Another completely different thing is trying to build communities around those values. And even then, one thing is the real world, educating children to be rational, intellectually honest, critical... another thing is creating small physical communities with that kind of people, and yet another is creating "large scale", open, highly visible spaces that still have consistently high quality contributions. This last case seems unlikely to me. You either require large scale moderation, with all the potential problems that that involves (logistically, morally, and for the scope of the discussions [I still think it tends to be better than no moderation. Small communities are naturally moderated by the fact that no one interested enough in a topic will get to find the community]), or you need everyone to be intellectuals with similar priorities and a strict discipline to shut up unless you are in the best conditions to contribute (have something useful to contribute and they are in an emotionally stable state when they can best fight against their own biases and whatever). Both seem pretty impossible.

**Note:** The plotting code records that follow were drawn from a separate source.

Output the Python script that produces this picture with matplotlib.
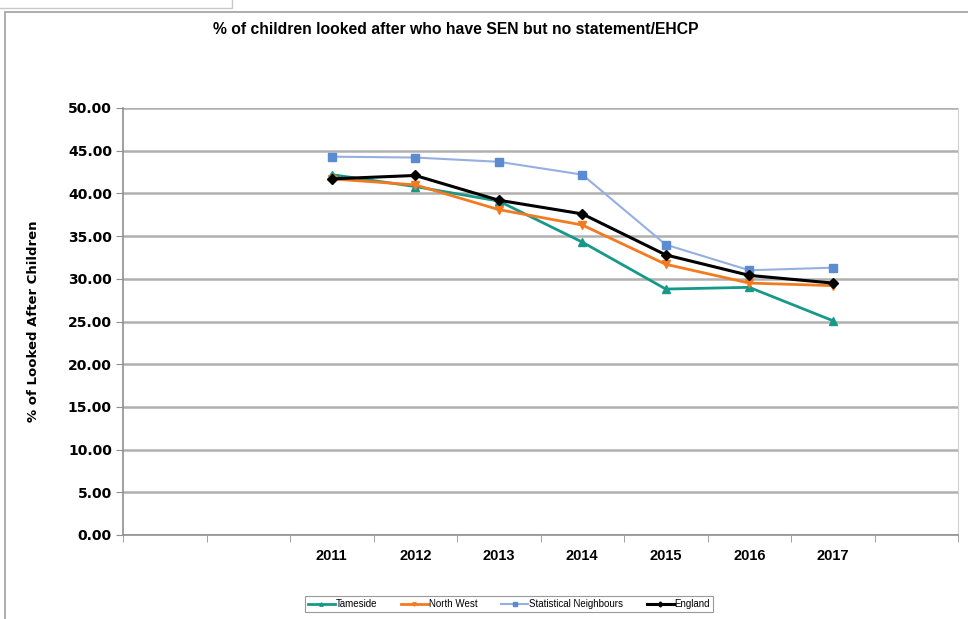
import matplotlib
matplotlib.use("Agg")
import matplotlib.pyplot as plt
from matplotlib.patches import Rectangle

# categories: two empty slots before 2011 and one after 2017, as in the source sheet
years = ["", "", "2011", "2012", "2013", "2014", "2015", "2016", "2017", ""]
data_years = ["2011", "2012", "2013", "2014", "2015", "2016", "2017"]

tameside = [42.2, 40.8, 39.1, 34.3, 28.8, 29.0, 25.1]
north_west = [41.7, 41.0, 38.1, 36.3, 31.7, 29.5, 29.2]
stat_neighbours = [44.3, 44.2, 43.7, 42.2, 34.0, 31.0, 31.3]
england = [41.7, 42.1, 39.2, 37.6, 32.8, 30.4, 29.5]

fig = plt.figure(figsize=(9.68, 6.19), dpi=100)

# outer frame of the embedded chart object
fig.patches.append(Rectangle((5 / 968, -0.01), 1.0, 1 - 12 / 619 + 0.01,
                             transform=fig.transFigure, fill=False,
                             edgecolor="#a0a0a0", linewidth=1.2))
fig.patches.append(Rectangle((-0.01, 1 - 8 / 619), 242 / 968, 0.05,
                             transform=fig.transFigure, fill=False,
                             edgecolor="#c8c8c8", linewidth=1))

ax = fig.add_axes([123 / 968, 1 - 535 / 619, (958 - 123) / 968, (535 - 108) / 619])

pos = {y: i for i, y in enumerate(years) if y}
xs = [pos[y] for y in data_years]

ax.plot(xs, tameside, color="#17998a", lw=2, marker="^", ms=6, label="Tameside", zorder=3)
ax.plot(xs, north_west, color="#f47a20", lw=2, marker="v", ms=6, label="North West", zorder=4)
ax.plot(xs, stat_neighbours, color="#95afe0", lw=1.5, marker="s", ms=6,
        mfc="#5b8bd0", mec="#5b8bd0", label="Statistical Neighbours", zorder=2)
ax.plot(xs, england, color="black", lw=2.2, marker="D", ms=5, label="England", zorder=5)

ax.set_xlim(-0.5, len(years) - 0.5)
ax.set_ylim(0, 50)
ax.set_yticks(range(0, 51, 5))
ax.set_yticklabels([f"{v:.2f}" for v in range(0, 51, 5)],
                   fontsize=10, fontweight="bold", family="DejaVu Sans")
ax.set_xticks(range(len(years)))
ax.set_xticklabels(years, fontsize=10.5, fontweight="bold", family="Liberation Sans")
ax.set_xticks([i - 0.5 for i in range(len(years) + 1)], minor=True)
ax.tick_params(axis="x", which="major", length=0, pad=10)
ax.tick_params(axis="x", which="minor", length=5, color="#909090")
ax.tick_params(axis="y", length=5, color="#909090", pad=3)

ax.grid(axis="y", color="#b0b0b0", lw=1.8)
ax.set_axisbelow(True)
for side in ["left", "bottom"]:
    ax.spines[side].set_color("#909090")
    ax.spines[side].set_linewidth(1.2)
ax.spines["right"].set_color("#d0d0d0")
ax.spines["top"].set_visible(False)

ax.set_ylabel("% of Looked After Children", fontsize=9.5, fontweight="bold",
              family="DejaVu Sans", labelpad=20)

fig.text(456 / 968, 1 - 30 / 619, "% of children looked after who have SEN but no statement/EHCP",
         ha="center", va="center", fontsize=11.3, fontweight="bold",
         family="Liberation Sans")

leg = fig.legend(loc="center", bbox_to_anchor=(509 / 968, 1 - 604 / 619), ncol=4,
                 frameon=True, fancybox=False, edgecolor="#808080",
                 handlelength=2.8, columnspacing=2.4, handletextpad=0.1,
                 borderpad=0.3, prop={"family": "Liberation Sans", "size": 7})
leg.get_frame().set_linewidth(0.8)
for h in leg.legend_handles:
    h.set_markersize(2.5)

fig.savefig("out.png", dpi=100)
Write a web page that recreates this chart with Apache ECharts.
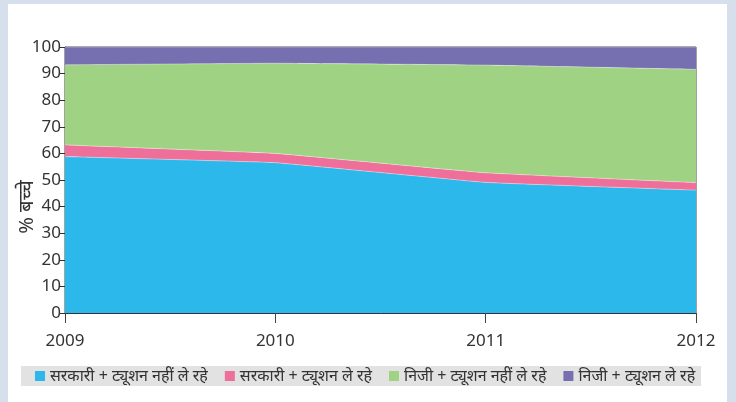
<!DOCTYPE html>
<html>
<head>
<meta charset="utf-8">
<script src="https://cdn.jsdelivr.net/npm/echarts@6/dist/echarts.min.js"></script>
<style>
  html, body { margin: 0; padding: 0; background: #d5e0ec; }
  #main { position: absolute; left: 8px; top: 4px; width: 719px; height: 398px; background: #fff; }
</style>
</head>
<body>
<div id="main"></div>
<script>
// years on the x axis
var years = ['2009', '2010', '2011', '2012'];
// % children, stacked to 100
var govtNoTuition = [58.8, 56.5, 49.1, 46.2];
var govtTuition = [4.4, 3.5, 3.6, 2.8];
var pvtNoTuition = [30.1, 33.9, 40.5, 42.6];
var pvtTuition = [6.7, 6.1, 6.8, 8.4];
var seriesNames = ['सरकारी + ट्यूशन नहीं ले रहे', 'सरकारी + ट्यूशन ले रहे', 'निजी + ट्यूशन नहीं ले रहे', 'निजी + ट्यूशन ले रहे'];

var colors = ['#2db8eb', '#ef6f9b', '#a0d283', '#766fb0'];
var mychart = echarts.init(document.getElementById('main'));

function areaSeries(name, data, color) {
    return {
        name: name,
        type: 'line',
        stack: 'total',
        data: data,
        smooth: 0.07,
        symbol: 'none',
        itemStyle: {color: color},
        lineStyle: {width: 0.8, color: 'rgba(255,255,255,0.45)'},
        areaStyle: {color: color, opacity: 1}
    };
}

var option = {
    animation: false,
    textStyle: {fontFamily: 'Noto Sans, sans-serif'},
    grid: {
        left: 57, right: 31, top: 43, bottom: 89,
        outerBoundsMode: 'none',
        containLabel: false,
        show: true, borderColor: '#444', borderWidth: 1
    },
    legend: {
        left: 13, top: 362,
        backgroundColor: '#e2e2e2',
        padding: [2, 6, 2, 14],
        itemWidth: 10, itemHeight: 10, itemGap: 17,
        icon: 'rect',
        data: seriesNames,
        textStyle: {fontSize: 16, color: '#333'}
    },
    xAxis: {
        type: 'category',
        boundaryGap: false,
        data: years,
        axisLine: {lineStyle: {color: '#333', width: 1}},
        axisTick: {length: 10, lineStyle: {color: '#444'}},
        axisLabel: {fontSize: 17, color: '#333', margin: 20}
    },
    yAxis: {
        type: 'value',
        min: 0, max: 100, interval: 10,
        name: '% बच्चे',
        nameLocation: 'middle',
        nameRotate: 90,
        nameGap: 28,
        nameMoveOverlap: false,
        nameTextStyle: {fontSize: 20, color: '#333', padding: [0, 54, 0, 0]},
        splitLine: {show: false},
        axisLine: {show: true, lineStyle: {color: '#333'}},
        axisTick: {show: true, length: 5, lineStyle: {color: '#333'}},
        axisLabel: {fontSize: 17, color: '#333', margin: 4}
    },
    series: [
        areaSeries(seriesNames[0], govtNoTuition, colors[0]),
        areaSeries(seriesNames[1], govtTuition, colors[1]),
        areaSeries(seriesNames[2], pvtNoTuition, colors[2]),
        areaSeries(seriesNames[3], pvtTuition, colors[3])
    ]
};

mychart.setOption(option);
</script>
</body>
</html>
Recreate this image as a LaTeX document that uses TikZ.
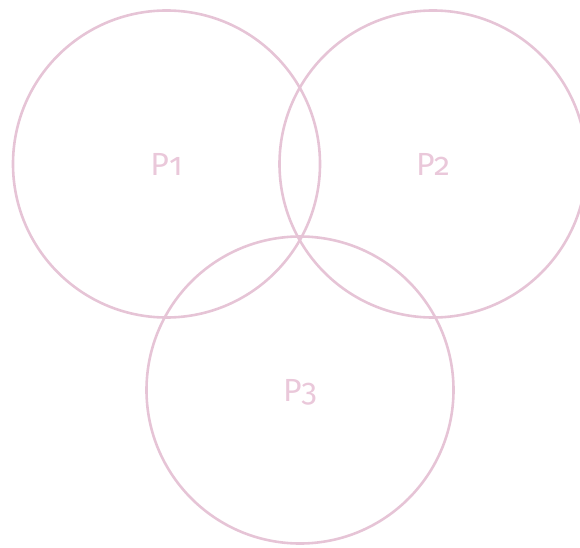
\documentclass[tikz,border=0pt]{standalone}
\usepackage{fontspec}
\setmainfont{Fira Sans}[Numbers=OldStyle]
\definecolor{ring}{HTML}{E6C4D6}
\definecolor{lab}{HTML}{EAC8DA}
\begin{document}
\begin{tikzpicture}[x=1pt,y=1pt,
  ringstyle/.style={draw=ring,line width=2.6pt,circle,minimum size=307pt,inner sep=0pt},
  labstyle/.style={text=lab,font=\fontsize{32}{38}\selectfont}]
\useasboundingbox (0,0) rectangle (580,547);
\node[ringstyle] (c1) at (166.5,383) {};
\node[ringstyle] (c2) at (433,383) {};
\node[ringstyle] (c3) at (300,157) {};
\node[labstyle] (p1) at (c1.center) {P1};
\node[labstyle] (p2) at (c2.center) {P2};
\node[labstyle] (p3) at ([yshift=-2pt]c3.center) {P3};
\end{tikzpicture}
\end{document}
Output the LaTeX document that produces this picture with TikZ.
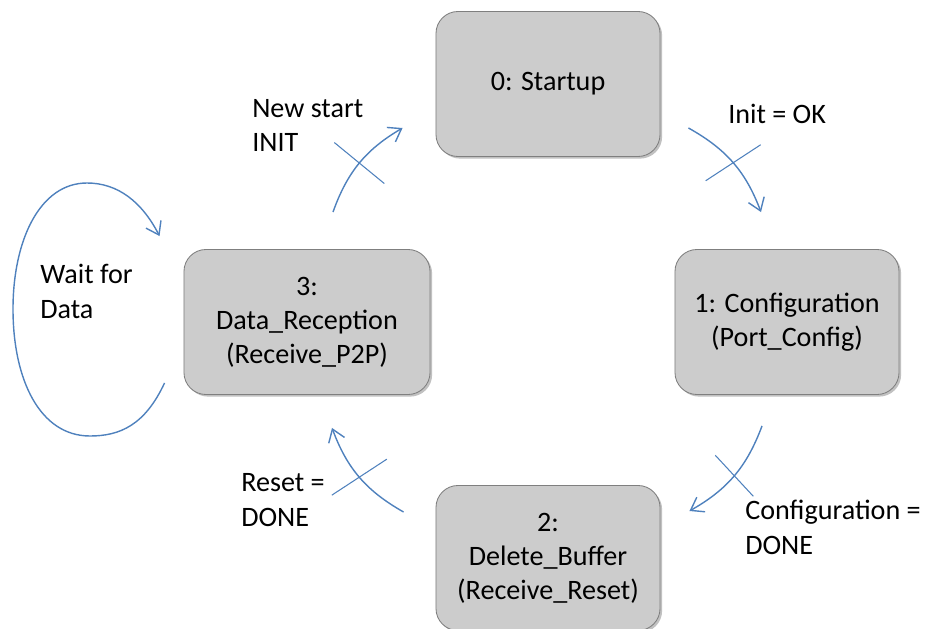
\documentclass[tikz,border=0pt]{standalone}
\usepackage{fontspec}
\setmainfont{Carlito}
\usetikzlibrary{arrows.meta,shadows}
\definecolor{flowblue}{HTML}{4F81BD}
\definecolor{boxgray}{HTML}{CCCCCC}
\definecolor{boxline}{HTML}{7F7F7F}
\tikzset{
  statebox/.style={draw=boxline, fill=boxgray, rounded corners=0.55cm, align=center,
    minimum width=5.6cm, minimum height=3.625cm, line width=0.6pt,
    drop shadow={shadow xshift=1.5pt, shadow yshift=-1.5pt, opacity=0.35, fill=black!70}},
  flow/.style={draw=flowblue, line width=1pt, -{Straight Barb[length=3mm, width=4.2mm]}},
  crossline/.style={draw=flowblue, line width=0.75pt},
  lbl/.style={anchor=base west, align=left, inner sep=0pt}
}
\begin{document}
\begin{tikzpicture}[x=0.025cm, y=-0.025cm, every node/.style={font=\fontsize{20}{24.2}\selectfont}]
    \useasboundingbox (0,0) rectangle (931,629);
    % states
    \node[statebox] (startup) at (548,84) {0: Startup};
    \node[statebox] (config) at (787,322) {1: Configuration\\(Port\_Config)};
    \node[statebox] (delbuf) at (548,558) {2:\\Delete\_Buffer\\(Receive\_Reset)};
    \node[statebox, minimum width=6.15cm] (datarx) at (307,322) {3:\\Data\_Reception\\(Receive\_P2P)};
    % transitions
    \draw[flow] ([shift={(26,-37)}]datarx.north) to[bend left=20] coordinate[midway] (x30) ([shift={(-33,44)}]startup.west);
    \draw[flow] ([shift={(28,44)}]startup.east) to[bend left=20] coordinate[midway] (x01) ([shift={(-26,-37)}]config.north);
    \draw[flow] ([shift={(-25,31)}]config.south) to[bend left=20] coordinate[midway] (x12) ([shift={(29,-47)}]delbuf.east);
    \draw[flow] ([shift={(-32,-46)}]delbuf.west) to[bend left=20] coordinate[midway] (x23) ([shift={(25,33)}]datarx.south);
    \draw[crossline] ([shift={(-25,-20.5)}]x30) -- ([shift={(25,20.5)}]x30);
    \draw[crossline] ([shift={(-27.5,18)}]x01) -- ([shift={(27.5,-18)}]x01);
    \draw[crossline] ([shift={(-19,-20.5)}]x12) -- ([shift={(19,20.5)}]x12);
    \draw[crossline] ([shift={(-27.5,18)}]x23) -- ([shift={(27.5,-18)}]x23);
    % waiting loop
    \coordinate (loopa) at ([shift={(-19,-12)}]datarx.south west);
    \coordinate (loopb) at ([shift={(-24,-13)}]datarx.north west);
    \draw[flow] (loopa) .. controls (145,425) and (120,436) .. (90,436)
        .. controls (40,436) and (13,380) .. (13,309)
        .. controls (13,240) and (40,183) .. (87,183)
        .. controls (118,183) and (142,202) .. (loopb);
    % labels (base = last line)
    \node[lbl] (newstart) at (252,152) {New start\\INIT};
    \node[lbl] (initok) at (728,124) {Init = OK};
    \node[lbl] (waitdata) at (40,318) {Wait for\\Data};
    \node[lbl] (resetdone) at (241,526) {Reset =\\DONE};
    \node[lbl] (confdone) at (745,554) {Configuration =\\DONE};
\end{tikzpicture}
\end{document}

Other approaches are possible, though, and have been used in many cases in similar and different contexts. Basically, entry doors to large communities that interact in smaller subgroups. Take forums and threads, reddit, google itself where you can search whatever you want but end up in a random blog, etc. The main issue is structuring information and interests in an accessible way / discoverability, standardizing the interaction methods... but there will still be a lot of noise. You could try with other ideas like allowing authors or discussion starters to filter by themselves the answers, and have both filtered and unfiltered discussions, so readers can access to "highly curated" discussions on the topics they enjoy, while also being able to switch to the mess that real interaction inevitably can become (and with it, the broader perspective, which can only ever be fuzzy and noisy).